Article that kinda fits in here....
Club international
July 1, 2010
By Norman Hubbard
It is the clubs' fault. They are too rich and too powerful, too greedy and too grasping, too unhelpful and not understanding enough. Whenever an international football team fails, they are convenient scapegoats, exhausting or under-using its players and depriving them of form, fitness or confidence when their country needs them.
Yet this is a World Cup to suggest that the achievers and overachievers have benefited from behaving like clubs. Brazil are the most prominent example. As no nation produces more top-quality footballers, none has a greater opportunity to chop and change at will. Instead, Dunga has showed the kind of continuity that is enforced at domestic level, where managers have few players to choose from.
His is a squad without Ronaldinho, Adriano, Diego, Alexandre Pato, Marcelo, Alex and Thiago Motta, to name but a few. Instead, nine of the side who appeared in last year's Confederations Cup final began this World Cup in his first XI. Some have endured troubled seasons, most notably Robinho and Felipe Melo, but there has been consistency of selection. If there is an understanding in the key partnerships in the team - particularly Melo and Gilberto Silva in midfield and Lucio and Juan in defence - it is forged by shared experiences and a knowledge of each others' game.
Indeed, the success of the entire South American contingent, with the exceptions of an ever-changing Argentina outfit, can be attributed to their seemingly interminable qualifying campaign. Featuring 18 games each, it has permitted them time to grow together.

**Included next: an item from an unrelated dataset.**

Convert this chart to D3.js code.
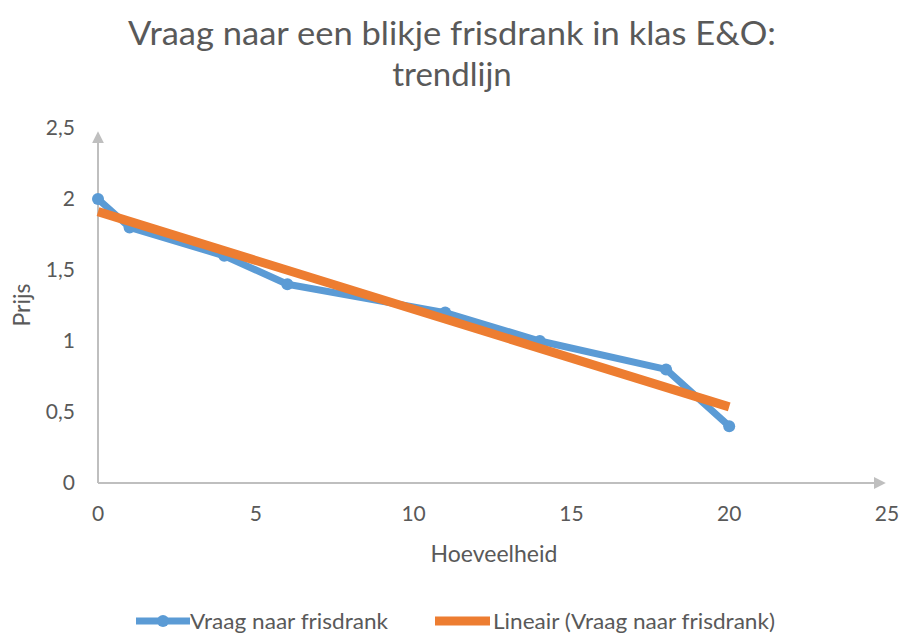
<!DOCTYPE html>
<html>
<head>
<meta charset="utf-8">
<script src="https://cdn.jsdelivr.net/npm/d3@7"></script>
<style>
  body { margin: 0; background: #fff; }
  text { font-family: Lato, 'Open Sans', sans-serif; fill: #595959; }
</style>
</head>
<body>
<div id="chart"></div>
<script>
const WIDTH = 904
const HEIGHT = 634

// data
const quantity = [0, 1, 4, 6, 11, 14, 18, 20]
const price = [2, 1.8, 1.6, 1.4, 1.2, 1.0, 0.8, 0.4]
const xTicks = [0, 5, 10, 15, 20, 25]
const yTicks = [0, 0.5, 1, 1.5, 2, 2.5]
const titleLines = ['Vraag naar een blikje frisdrank in klas E&O:', 'trendlijn']
const seriesName = 'Vraag naar frisdrank'
const trendName = 'Lineair (Vraag naar frisdrank)'

const BLUE = '#5B9BD5'
const ORANGE = '#ED7D31'
const AXIS = '#BFBFBF'

const points = quantity.map((q, i) => ({ x: q, y: price[i] }))

// least squares trendline, like the spreadsheet's "Lineair" option
const mx = d3.mean(quantity)
const my = d3.mean(price)
const sxy = d3.sum(points, d => (d.x - mx) * (d.y - my))
const sxx = d3.sum(points, d => (d.x - mx) ** 2)
const slope = sxy / sxx
const intercept = my - slope * mx
const trend = d3.extent(quantity).map(x => ({ x, y: intercept + slope * x }))

const svg = d3.select('#chart')
  .append('svg')
  .attr('width', WIDTH)
  .attr('height', HEIGHT)

const x = d3.scaleLinear().domain([0, 25]).range([98, 887])
const y = d3.scaleLinear().domain([0, 2.5]).range([483, 128])

// title
svg.append('g')
  .selectAll('text')
  .data(titleLines)
  .join('text')
  .attr('x', 452)
  .attr('y', (d, i) => 45 + i * 41)
  .attr('text-anchor', 'middle')
  .attr('font-size', 33)
  .attr('textLength', (d, i) => i === 0 ? 648 : null)
  .attr('lengthAdjust', 'spacingAndGlyphs')
  .text(d => d)

// axes with arrow heads
const defs = svg.append('defs')
defs.append('marker')
  .attr('id', 'arrow')
  .attr('viewBox', '0 0 10 10')
  .attr('refX', 1)
  .attr('refY', 5)
  .attr('markerWidth', 6)
  .attr('markerHeight', 6)
  .attr('markerUnits', 'strokeWidth')
  .attr('orient', 'auto')
  .append('path')
  .attr('d', 'M0,0 L10,5 L0,10 Z')
  .attr('fill', AXIS)

svg.append('line')
  .attr('x1', x(0)).attr('y1', y(0))
  .attr('x2', x(25) - 12).attr('y2', y(0))
  .attr('stroke', AXIS)
  .attr('stroke-width', 2)
  .attr('marker-end', 'url(#arrow)')

svg.append('line')
  .attr('x1', x(0)).attr('y1', y(0))
  .attr('x2', x(0)).attr('y2', y(2.5) + 14)
  .attr('stroke', AXIS)
  .attr('stroke-width', 2)
  .attr('marker-end', 'url(#arrow)')

// tick labels
svg.append('g')
  .selectAll('text')
  .data(xTicks)
  .join('text')
  .attr('x', d => x(d))
  .attr('y', 521)
  .attr('text-anchor', 'middle')
  .attr('font-size', 21)
  .text(d => d)

const fmt = d => String(d).replace('.', ',')
svg.append('g')
  .selectAll('text')
  .data(yTicks)
  .join('text')
  .attr('x', 75)
  .attr('y', d => y(d) + 7)
  .attr('text-anchor', 'end')
  .attr('font-size', 21)
  .text(fmt)

// axis titles
svg.append('text')
  .attr('x', 494)
  .attr('y', 562)
  .attr('text-anchor', 'middle')
  .attr('font-size', 23)
  .text('Hoeveelheid')

svg.append('text')
  .attr('transform', 'translate(30, 305) rotate(-90)')
  .attr('text-anchor', 'middle')
  .attr('font-size', 23)
  .text('Prijs')

// series
const line = d3.line()
  .x(d => x(d.x))
  .y(d => y(d.y))

svg.append('path')
  .datum(points)
  .attr('d', line)
  .attr('fill', 'none')
  .attr('stroke', BLUE)
  .attr('stroke-width', 7)
  .attr('stroke-linejoin', 'round')

svg.append('g')
  .selectAll('circle')
  .data(points)
  .join('circle')
  .attr('cx', d => x(d.x))
  .attr('cy', d => y(d.y))
  .attr('r', 6)
  .attr('fill', BLUE)

svg.append('path')
  .datum(trend)
  .attr('d', line)
  .attr('fill', 'none')
  .attr('stroke', ORANGE)
  .attr('stroke-width', 9)

// legend
const legend = svg.append('g').attr('transform', 'translate(0, 621)')
legend.append('line')
  .attr('x1', 136).attr('x2', 190)
  .attr('stroke', BLUE).attr('stroke-width', 7)
legend.append('circle')
  .attr('cx', 163).attr('r', 6).attr('fill', BLUE)
legend.append('text')
  .attr('x', 190).attr('y', 8)
  .attr('font-size', 22)
  .attr('textLength', 198)
  .attr('lengthAdjust', 'spacingAndGlyphs')
  .text(seriesName)

legend.append('line')
  .attr('x1', 435).attr('x2', 490)
  .attr('stroke', ORANGE).attr('stroke-width', 9)
legend.append('text')
  .attr('x', 493).attr('y', 8)
  .attr('font-size', 22)
  .attr('textLength', 282)
  .attr('lengthAdjust', 'spacingAndGlyphs')
  .text(trendName)
</script>
</body>
</html>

Chile's ability to interchange positions is a sign that players are accustomed to performing with one another. More prosaically, the tough Paraguayan and Uruguayan defences, both only breached once in their first four games, have had plenty of practice. As they required a play-off to reach South Africa, the Uruguayan campaign encompassed 20 games; captain Diego Lugano started 17 and the other centre-back, Diego Godin, 16. After manager Oscar Washington Tabarez invested in youth, a team took shape in that time.
The CONCACAF countries' route to the World Cup can also appear unnecessarily unwieldy. However, it may have benefits: USA play more internationals than most European nations and manager Bob Bradley's familiarity with his players was apparent as a series of replacements exerted an impact, even if his critics can query why his initial selections were less effective. Mexico's frantic summer included 12 games since the start of May, yet those eight friendlies can account for their swift start to the World Cup, out-passing South Africa in the opening fixture and outclassing France next.
In contrast, plenty of other sides were unable to kick-start their campaign; some never truly began. Team-building can appear an impossibility in international football, but there can be a logic to it. Of the four West African representatives at the World Cup, should it be any surprise that Ghana, two years into Milovan Rajevac's reign, progressed furthest? He had the greatest opportunity to assess players in training and matches and promoted much of the younger generation into the senior side in January's African Nations Cup. There was still scope for newcomers to be introduced, as Kevin-Prince Boateng showed, but he could slot into the existing framework. It was the equivalent of integrating a new signing, rather than building a new team.
Europe's three quarter-finalists display more a club-like understanding than its underachievers. The majority of the Spain squad are owned by either Real Madrid or Barcelona and the passing axis of Xavi, Andres Iniesta and Sergio Busquets has been transported from Camp Nou into the national team. Despite the Dutch tradition of dissent, two elements are relevant to their serene progress: the left half of their defence, Giovanni van Bronckhorst and Joris Mathijsen, have been virtual ever-presents for years and the creative contingent of Wesley Sneijder, Rafael van der Vaart and Arjen Robben are all at a fourth international tournament, all former Real Madrid players and, in the first two instances, graduates of the Ajax academy.
Germany, meanwhile, are a team of two generations, hastily spliced together because of injuries but skilfully blended. Joachim Low's willingness to trust the products of the Under-21 squad is rightly respected. A few years their senior, Per Mertesacker, Philipp Lahm, Bastian Schweinsteiger and Lukas Podolski are all 26 or under, yet possess almost 300 caps between them. While only Mertesacker has retained the same role, that stability in a winning side breeds belief in one another.
It is little wonder they don't look like strangers when placed on a pitch together. The key is not experience per se, as the aged English and Italians illustrate, but experience of playing as a team, establishing patterns of play, uniting players who combine profitably and discarding those who cannot function within the unit. They are prospering by possessing balance, rather than trying to cram in incompatible or unhappy players. Rather than blaming the clubs, the cleverer international managers are emulating the better ones.